The already absurd events that happen during school admission these days makes a gold mine for comedy, and writers Zeenat Lakhani and Saket Chaudhary don’t miss a beat in extracting them all. They do make the high society people as caricatures, but perfectly create the Chandni Chowk wale and the slum dwellers. The comedy though is more for the parents than for the kids. It is actually a relief that the film doesn’t try to cater to its young audience even though the story has a lot to do with them. Because then, the film could have lost its satirical value.
There were moments where I felt I was watching a Raju Hirani film. Its comedy had that standard where you can’t help but laugh. And Hindi Medium retains that comedy for its entire runtime except for its third act.
It is in the final moments where the film runs short of becoming excellent. There is that climactic speech which wraps up all that the film wanted to convey till then, in case you missed any. While there’s nothing wrong about it, the drama doesn’t hit as hard as in, say ,one of Hirani’s films. Hindi Medium gives endless laughter, sure. But it couldn’t well up our eyes when it tried to. The direction by debutant Saket Chaudhary had been consistently unimpressive. While the sharp writing made up for it uptil then, the shortcoming was truly exposed when even the script wobbled.
Say what you may, none of these nitpickings mattered to Irrfan as he steals every frame he is given. You get the aura of a good-at-heart, modest and fun-loving man the moment he comes on screen.
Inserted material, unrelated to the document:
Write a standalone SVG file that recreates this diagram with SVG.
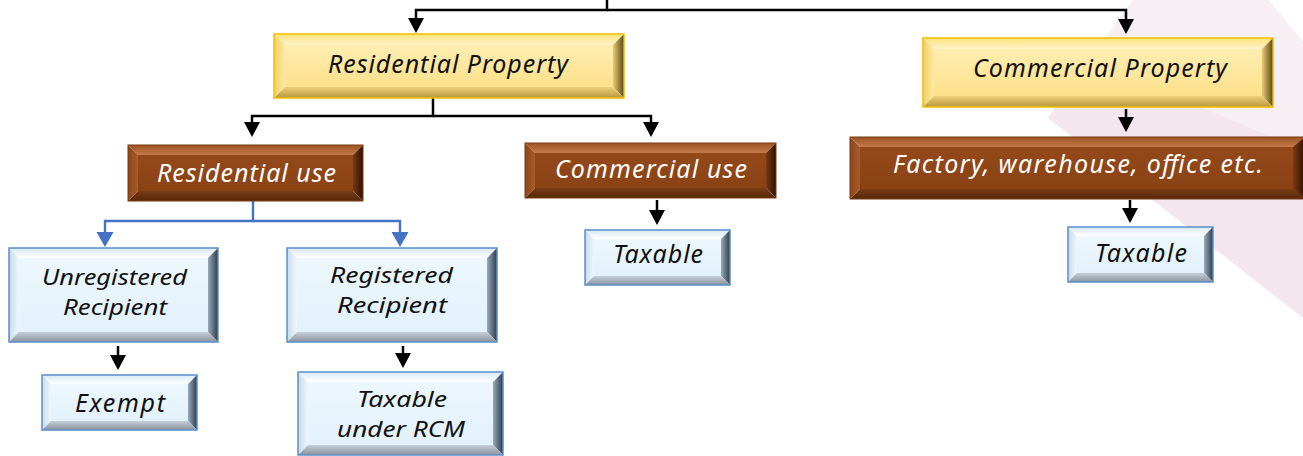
<svg xmlns="http://www.w3.org/2000/svg" width="1303" height="456" viewBox="0 0 1303 456">
  <style>
    .lbl { font-family: "Noto Sans", "Open Sans", sans-serif; font-style: italic; font-size: 25px; }
    .two { font-size: 22px; }
    .dark { fill: #111; }
    .light { fill: #fff; }
    .wire { fill: none; stroke: #000; stroke-width: 2.5; marker-end: url(#arrowBlack); }
    .wire-blue { fill: none; stroke: #4472c4; stroke-width: 2.4; marker-end: url(#arrowBlue); }
    .y-face { fill: url(#yFace); } .y-top { fill: url(#yTop); } .y-left { fill: url(#yLeft); }
    .y-right { fill: url(#yRight); } .y-bot { fill: url(#yBot); }
    .y-edge { fill: none; stroke: #f2be00; stroke-width: 1.5; }
    .b-face { fill: url(#bFace); } .b-top { fill: url(#bTop); } .b-left { fill: url(#bLeft); }
    .b-right { fill: url(#bRight); } .b-bot { fill: url(#bBot); }
    .b-edge { fill: none; stroke: #7a3a10; stroke-width: 1; }
    .l-face { fill: url(#lFace); } .l-top { fill: url(#lTop); } .l-left { fill: url(#lLeft); }
    .l-right { fill: url(#lRight); } .l-bot { fill: url(#lBot); }
    .l-edge { fill: none; stroke: #5b8fc9; stroke-width: 1.5; }
  </style>
  <defs>
    <marker id="arrowBlack" markerUnits="userSpaceOnUse" markerWidth="17" markerHeight="17" refX="12" refY="8" orient="auto">
      <path d="M0,0 L15,8 L0,16 z" fill="#000"/>
    </marker>
    <marker id="arrowBlue" markerUnits="userSpaceOnUse" markerWidth="17" markerHeight="18" refX="12" refY="8.5" orient="auto">
      <path d="M0,0 L15,8.5 L0,17 z" fill="#4472c4"/>
    </marker>
    <!-- yellow bevel -->
    <linearGradient id="yFace" x1="0" y1="0" x2="0" y2="1"><stop offset="0" stop-color="#ffeeb2"/><stop offset="1" stop-color="#fde08a"/></linearGradient>
    <linearGradient id="yTop" x1="0" y1="0" x2="0" y2="1"><stop offset="0" stop-color="#ffe27a"/><stop offset="1" stop-color="#fff3c8"/></linearGradient>
    <linearGradient id="yLeft" x1="0" y1="0" x2="1" y2="0"><stop offset="0" stop-color="#f3cf62"/><stop offset="1" stop-color="#ffe9a6"/></linearGradient>
    <linearGradient id="yRight" x1="0" y1="0" x2="1" y2="0"><stop offset="0" stop-color="#eacb72"/><stop offset="1" stop-color="#5a4714"/></linearGradient>
    <linearGradient id="yBot" x1="0" y1="0" x2="0" y2="1"><stop offset="0" stop-color="#edd07a"/><stop offset="1" stop-color="#b8983e"/></linearGradient>
    <!-- brown bevel -->
    <linearGradient id="bFace" x1="0" y1="0" x2="0" y2="1"><stop offset="0" stop-color="#94491a"/><stop offset="1" stop-color="#8a4214"/></linearGradient>
    <linearGradient id="bTop" x1="0" y1="0" x2="0" y2="1"><stop offset="0" stop-color="#9c5222"/><stop offset="1" stop-color="#c47a4c"/></linearGradient>
    <linearGradient id="bLeft" x1="0" y1="0" x2="1" y2="0"><stop offset="0" stop-color="#8e4618"/><stop offset="1" stop-color="#a85c2c"/></linearGradient>
    <linearGradient id="bRight" x1="0" y1="0" x2="1" y2="0"><stop offset="0" stop-color="#7a3a12"/><stop offset="1" stop-color="#2a1004"/></linearGradient>
    <linearGradient id="bBot" x1="0" y1="0" x2="0" y2="1"><stop offset="0" stop-color="#7a3c14"/><stop offset="1" stop-color="#562808"/></linearGradient>
    <!-- pale blue bevel -->
    <linearGradient id="lFace" x1="0" y1="0" x2="0" y2="1"><stop offset="0" stop-color="#edf7fd"/><stop offset="1" stop-color="#e2f1fb"/></linearGradient>
    <linearGradient id="lTop" x1="0" y1="0" x2="0" y2="1"><stop offset="0" stop-color="#d8e8f4"/><stop offset="1" stop-color="#ffffff"/></linearGradient>
    <linearGradient id="lLeft" x1="0" y1="0" x2="1" y2="0"><stop offset="0" stop-color="#c8dbe9"/><stop offset="1" stop-color="#eef7fc"/></linearGradient>
    <linearGradient id="lRight" x1="0" y1="0" x2="1" y2="0"><stop offset="0" stop-color="#98aabb"/><stop offset="1" stop-color="#2c3b4a"/></linearGradient>
    <linearGradient id="lBot" x1="0" y1="0" x2="0" y2="1"><stop offset="0" stop-color="#c6ced6"/><stop offset="1" stop-color="#8a949e"/></linearGradient>
  </defs>

  <!-- page background -->
  <rect x="0" y="0" width="1303" height="456" fill="#ffffff"/>
  <polygon points="1133,0 1268,0 1303,42 1303,318 1048,118" fill="#f3e6ef"/>
  <polygon points="1133,0 1268,0 1303,42 1303,150 1090,60" fill="#f8eff5"/>

  <!-- connectors -->
  <g id="connectors">
    <path class="wire" d="M607 0 V10 H416 V30"/>
    <path class="wire" d="M607 10 H1126 V31"/>
    <path class="wire" d="M433 98 V116 H252 V134"/>
    <path class="wire" d="M433 116 H651 V134"/>
    <path class="wire-blue" d="M253 201 V221 H105 V244"/>
    <path class="wire-blue" d="M253 221 H400 V244"/>
    <path class="wire" d="M118 346 V367"/>
    <path class="wire" d="M403 346 V365"/>
    <path class="wire" d="M657 200 V222"/>
    <path class="wire" d="M1126 109 V129"/>
    <path class="wire" d="M1130 200 V220"/>
  </g>

  <!-- Residential Property: 274,34 350x64 bevel 11 -->
  <g id="residential-property">
    <rect class="y-face" x="285" y="45" width="328" height="42"/>
    <polygon class="y-top" points="274,34 624,34 613,45 285,45"/>
    <polygon class="y-left" points="274,34 285,45 285,87 274,98"/>
    <polygon class="y-right" points="624,34 613,45 613,87 624,98"/>
    <polygon class="y-bot" points="274,98 624,98 613,87 285,87"/>
    <rect class="y-edge" x="274" y="34" width="350" height="64"/>
    <text class="lbl dark" x="328" y="73" font-size="26" textLength="240">Residential Property</text>
  </g>

  <!-- Commercial Property: 923,38 350x69 -->
  <g id="commercial-property">
    <rect class="y-face" x="934" y="49" width="328" height="47"/>
    <polygon class="y-top" points="923,38 1273,38 1262,49 934,49"/>
    <polygon class="y-left" points="923,38 934,49 934,96 923,107"/>
    <polygon class="y-right" points="1273,38 1262,49 1262,96 1273,107"/>
    <polygon class="y-bot" points="923,107 1273,107 1262,96 934,96"/>
    <rect class="y-edge" x="923" y="38" width="350" height="69"/>
    <text class="lbl dark" x="973" y="77" font-size="26" textLength="254">Commercial Property</text>
  </g>

  <!-- Residential use: 128,145 235x56 -->
  <g id="residential-use">
    <rect class="b-face" x="138" y="155" width="215" height="36"/>
    <polygon class="b-top" points="128,145 363,145 353,155 138,155"/>
    <polygon class="b-left" points="128,145 138,155 138,191 128,201"/>
    <polygon class="b-right" points="363,145 353,155 353,191 363,201"/>
    <polygon class="b-bot" points="128,201 363,201 353,191 138,191"/>
    <rect class="b-edge" x="128" y="145" width="235" height="56"/>
    <text class="lbl light" x="157" y="182" font-size="26" textLength="179">Residential use</text>
  </g>

  <!-- Commercial use: 525,143 251x55 -->
  <g id="commercial-use">
    <rect class="b-face" x="535" y="153" width="231" height="35"/>
    <polygon class="b-top" points="525,143 776,143 766,153 535,153"/>
    <polygon class="b-left" points="525,143 535,153 535,188 525,198"/>
    <polygon class="b-right" points="776,143 766,153 766,188 776,198"/>
    <polygon class="b-bot" points="525,198 776,198 766,188 535,188"/>
    <rect class="b-edge" x="525" y="143" width="251" height="55"/>
    <text class="lbl light" x="555" y="178" font-size="26" textLength="192">Commercial use</text>
  </g>

  <!-- Factory, warehouse, office etc.: 850,137 455x62 -->
  <g id="factory-warehouse-office">
    <rect class="b-face" x="860" y="147" width="435" height="42"/>
    <polygon class="b-top" points="850,137 1305,137 1295,147 860,147"/>
    <polygon class="b-left" points="850,137 860,147 860,189 850,199"/>
    <polygon class="b-right" points="1305,137 1293,147 1293,189 1305,199"/>
    <polygon class="b-bot" points="850,199 1305,199 1295,189 860,189"/>
    <rect class="b-edge" x="850" y="137" width="455" height="62"/>
    <text class="lbl light" x="893" y="173" font-size="26" textLength="370">Factory, warehouse, office etc.</text>
  </g>

  <!-- Unregistered Recipient: 9,248 209x94 -->
  <g id="unregistered-recipient">
    <rect class="l-face" x="19" y="258" width="189" height="74"/>
    <polygon class="l-top" points="9,248 218,248 208,258 19,258"/>
    <polygon class="l-left" points="9,248 19,258 19,332 9,342"/>
    <polygon class="l-right" points="218,248 208,258 208,332 218,342"/>
    <polygon class="l-bot" points="9,342 218,342 208,332 19,332"/>
    <rect class="l-edge" x="9" y="248" width="209" height="94"/>
    <text class="lbl two dark" x="42" y="285" textLength="145" lengthAdjust="spacingAndGlyphs">Unregistered</text>
    <text class="lbl two dark" x="63" y="315" textLength="104" lengthAdjust="spacingAndGlyphs">Recipient</text>
  </g>

  <!-- Registered Recipient: 287,248 210x94 -->
  <g id="registered-recipient">
    <rect class="l-face" x="297" y="258" width="190" height="74"/>
    <polygon class="l-top" points="287,248 497,248 487,258 297,258"/>
    <polygon class="l-left" points="287,248 297,258 297,332 287,342"/>
    <polygon class="l-right" points="497,248 487,258 487,332 497,342"/>
    <polygon class="l-bot" points="287,342 497,342 487,332 297,332"/>
    <rect class="l-edge" x="287" y="248" width="210" height="94"/>
    <text class="lbl two dark" x="330" y="283" textLength="123" lengthAdjust="spacingAndGlyphs">Registered</text>
    <text class="lbl two dark" x="337" y="313" textLength="110" lengthAdjust="spacingAndGlyphs">Recipient</text>
  </g>

  <!-- Exempt: 42,375 155x55 -->
  <g id="exempt">
    <rect class="l-face" x="51" y="384" width="137" height="37"/>
    <polygon class="l-top" points="42,375 197,375 188,384 51,384"/>
    <polygon class="l-left" points="42,375 51,384 51,421 42,430"/>
    <polygon class="l-right" points="197,375 188,384 188,421 197,430"/>
    <polygon class="l-bot" points="42,430 197,430 188,421 51,421"/>
    <rect class="l-edge" x="42" y="375" width="155" height="55"/>
    <text class="lbl dark" x="75" y="412" textLength="90">Exempt</text>
  </g>

  <!-- Taxable under RCM: 298,372 205x83 -->
  <g id="taxable-under-rcm">
    <rect class="l-face" x="308" y="382" width="185" height="63"/>
    <polygon class="l-top" points="298,372 503,372 493,382 308,382"/>
    <polygon class="l-left" points="298,372 308,382 308,445 298,455"/>
    <polygon class="l-right" points="503,372 493,382 493,445 503,455"/>
    <polygon class="l-bot" points="298,455 503,455 493,445 308,445"/>
    <rect class="l-edge" x="298" y="372" width="205" height="83"/>
    <text class="lbl two dark" x="357" y="407" textLength="90" lengthAdjust="spacingAndGlyphs">Taxable</text>
    <text class="lbl two dark" x="337" y="437" textLength="128" lengthAdjust="spacingAndGlyphs">under RCM</text>
  </g>

  <!-- Taxable (commercial use): 585,230 145x55 -->
  <g id="taxable-commercial-use">
    <rect class="l-face" x="594" y="239" width="127" height="37"/>
    <polygon class="l-top" points="585,230 730,230 721,239 594,239"/>
    <polygon class="l-left" points="585,230 594,239 594,276 585,285"/>
    <polygon class="l-right" points="730,230 721,239 721,276 730,285"/>
    <polygon class="l-bot" points="585,285 730,285 721,276 594,276"/>
    <rect class="l-edge" x="585" y="230" width="145" height="55"/>
    <text class="lbl dark" x="613" y="263" textLength="90">Taxable</text>
  </g>

  <!-- Taxable (factory, warehouse, office): 1068,227 145x55 -->
  <g id="taxable-factory">
    <rect class="l-face" x="1077" y="236" width="127" height="37"/>
    <polygon class="l-top" points="1068,227 1213,227 1204,236 1077,236"/>
    <polygon class="l-left" points="1068,227 1077,236 1077,273 1068,282"/>
    <polygon class="l-right" points="1213,227 1204,236 1204,273 1213,282"/>
    <polygon class="l-bot" points="1068,282 1213,282 1204,273 1077,273"/>
    <rect class="l-edge" x="1068" y="227" width="145" height="55"/>
    <text class="lbl dark" x="1095" y="262" textLength="92">Taxable</text>
  </g>
</svg>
I believe it is this quality – of giving layers to the most simplest of characters – that makes actors like Khan truly great. I cannot imagine Hindi Medium working without him.
Saba Qamar provides ample support. There is a cameo by an “internet sensation” which cannot be missed. And then there is our very own Pappi bhaiyya from the Tanu Weds Manu series (a.k.a Deepak Dobriyal) whose entry would garner some whistles if the audience knows his work. Amrita Singh suffers from the most badly written character, with even lesser screen time. After 2 States, she should have got a lot of interesting roles by now.
Overall, Hindi Medium fails to make us cry, but succeeds exceedingly well in making us laugh. And, it puts its point across quite well. Aren’t these reasons enough for you to go out there and check it out?